August 31, 2010 Leave a comment
In mid-August, our 15-year-old son got his learner’s permit. So, between then and next July, it is Mrs. Spidey’s and my responsibility to teach him drive.
I remembered my brave mother, who took me for my license on my birthday and, that very day, allowed me to drive to school. So, wanting to be similarly brave, we took him out to practice without hesitation within days of getting his permit. Here’s what we’ve learned so far:
- Pressing the imaginary brake in the passenger’s seat doesn’t slow the car down.
- It is necessary to repeat instructions not once, not twice, but three times – your voice increasing in volume each time.
- The radio is a massive distraction, especially when you can read the songs in the windshield through GMC’s “heads-up display.”
To be fair, our son has done well in the amount of time he’s been behind the wheel. I think that the difficulties he’s facing are normal for someone driving for the first time. The hardest thing is understanding how hard or soft he needs to push on the brake or the gas to achieve the desired result. This means he accelerates too slow and stops too slow. I reference point #2 above. If there was a tape of discussion in the car, it would show my tendency to say “Stop. Stop!! STOP!!!” with some regularity.

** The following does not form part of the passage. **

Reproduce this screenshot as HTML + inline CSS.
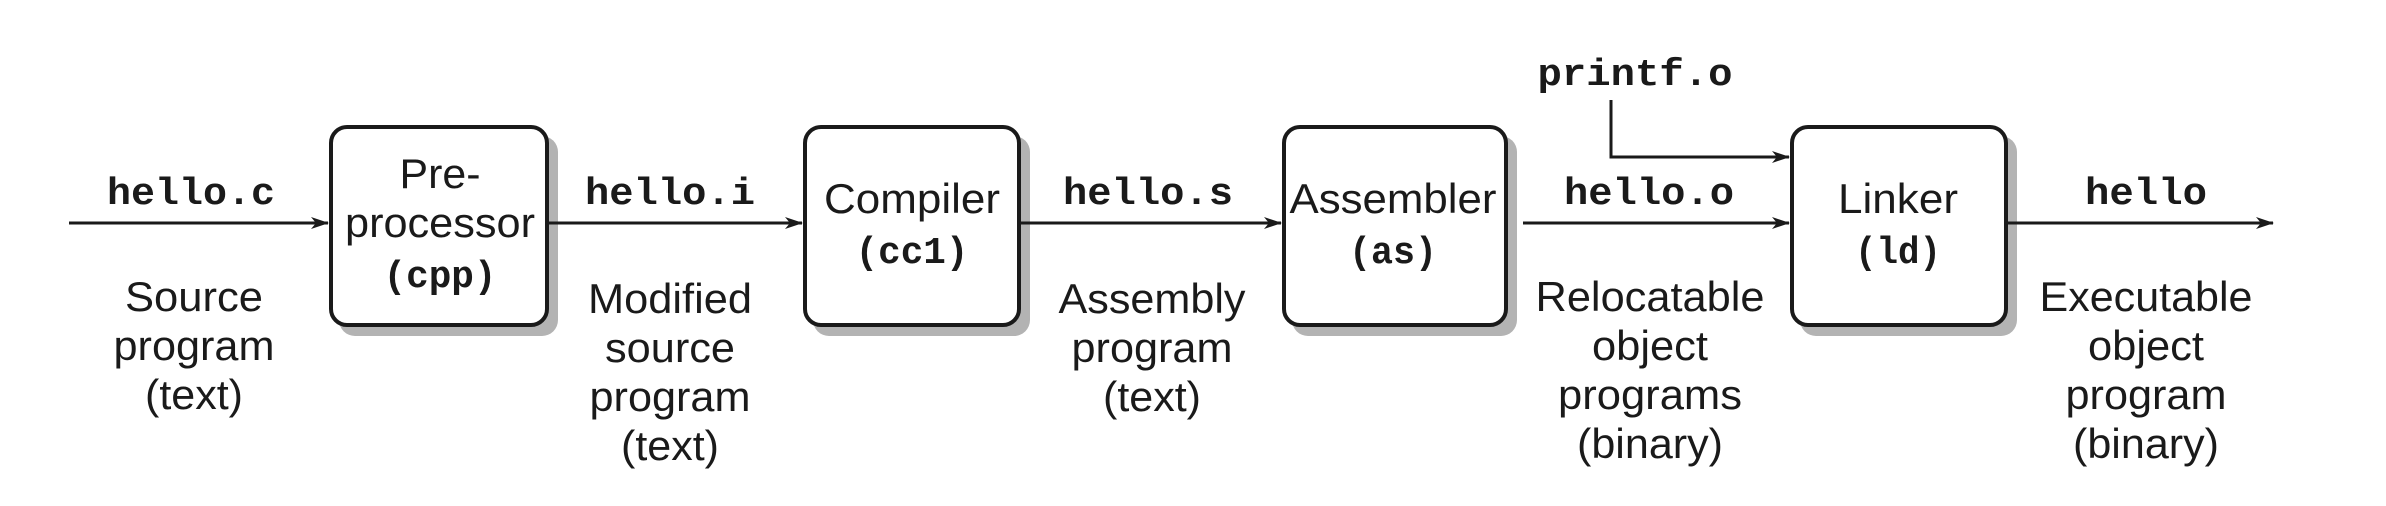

He has tended to put himself and not the car in the middle of the lane, resulting in some near misses with the mailboxes in our neighborhood. He has tended to accelerate into turns, despite us reminding him to decelerate into turns and accelerate out of them. He also doesn’t turn the wheel until the last minute on turns. All of this, of course, is correctable.
For me, the most humorous moment was when I noticed that the radio station was changing very fast. In our car, the driver can change the station on the steering wheel. So, I figured that our son accidentally had his hand on the button. I asked, “Did you know you are changing the radio station?” He said, “Yes, I’m trying to find something good.” ARGGGGH. “Focus on driving!!” I said with some emphasis. Instead of focusing on the road and other cars, he was reading the songs on a display we have in the windshield which should be used as a speedometer.
Mrs. Spidey had the pleasure of letting our son drive with her parents in the back seat. Do I need to say more? “I didn’t sign up for this,” said my father-in-law. “You wanted a ride,” said my wife.
More to come on a semi-regular basis here. It’s already an experience and no doubt will continue to be so.